> **PROBLEM STATEMENT**
Return, unaltered, every line from the beginning of the material below up to and including the one with "1-662/778, (1215-104)/1242, (662-54)/778])".

** begin DATA FOR THIS EXERCISE **

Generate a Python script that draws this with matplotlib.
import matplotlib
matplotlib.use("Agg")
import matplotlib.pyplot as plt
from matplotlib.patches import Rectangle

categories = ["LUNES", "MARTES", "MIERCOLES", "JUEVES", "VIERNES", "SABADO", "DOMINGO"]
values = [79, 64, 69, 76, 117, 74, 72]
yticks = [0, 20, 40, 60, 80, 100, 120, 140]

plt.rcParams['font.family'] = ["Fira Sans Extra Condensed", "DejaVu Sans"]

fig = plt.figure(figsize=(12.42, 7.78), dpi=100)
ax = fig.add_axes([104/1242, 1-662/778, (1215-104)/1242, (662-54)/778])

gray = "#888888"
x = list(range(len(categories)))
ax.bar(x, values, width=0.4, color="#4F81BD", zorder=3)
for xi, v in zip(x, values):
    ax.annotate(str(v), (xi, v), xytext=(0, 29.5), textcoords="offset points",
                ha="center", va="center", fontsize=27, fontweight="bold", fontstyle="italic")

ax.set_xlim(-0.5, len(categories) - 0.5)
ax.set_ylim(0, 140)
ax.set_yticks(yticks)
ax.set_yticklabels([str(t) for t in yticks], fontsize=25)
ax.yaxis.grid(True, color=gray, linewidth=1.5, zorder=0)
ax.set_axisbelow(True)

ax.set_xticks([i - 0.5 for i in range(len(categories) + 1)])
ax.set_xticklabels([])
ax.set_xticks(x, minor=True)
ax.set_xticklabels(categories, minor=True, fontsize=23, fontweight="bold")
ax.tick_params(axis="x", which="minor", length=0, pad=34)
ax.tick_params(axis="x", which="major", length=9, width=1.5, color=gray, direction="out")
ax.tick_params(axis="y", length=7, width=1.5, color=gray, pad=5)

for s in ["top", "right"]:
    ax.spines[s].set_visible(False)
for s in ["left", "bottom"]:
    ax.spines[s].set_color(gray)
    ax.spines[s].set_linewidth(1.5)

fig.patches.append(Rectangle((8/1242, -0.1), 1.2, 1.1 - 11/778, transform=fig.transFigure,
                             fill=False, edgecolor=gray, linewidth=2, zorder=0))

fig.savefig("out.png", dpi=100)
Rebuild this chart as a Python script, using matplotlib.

** end DATA FOR THIS EXERCISE **

> **SOLUTION TO THE PROBLEM**
Generate a Python script that draws this with matplotlib.
import matplotlib
matplotlib.use("Agg")
import matplotlib.pyplot as plt
from matplotlib.patches import Rectangle

categories = ["LUNES", "MARTES", "MIERCOLES", "JUEVES", "VIERNES", "SABADO", "DOMINGO"]
values = [79, 64, 69, 76, 117, 74, 72]
yticks = [0, 20, 40, 60, 80, 100, 120, 140]

plt.rcParams['font.family'] = ["Fira Sans Extra Condensed", "DejaVu Sans"]

fig = plt.figure(figsize=(12.42, 7.78), dpi=100)
ax = fig.add_axes([104/1242, 1-662/778, (1215-104)/1242, (662-54)/778])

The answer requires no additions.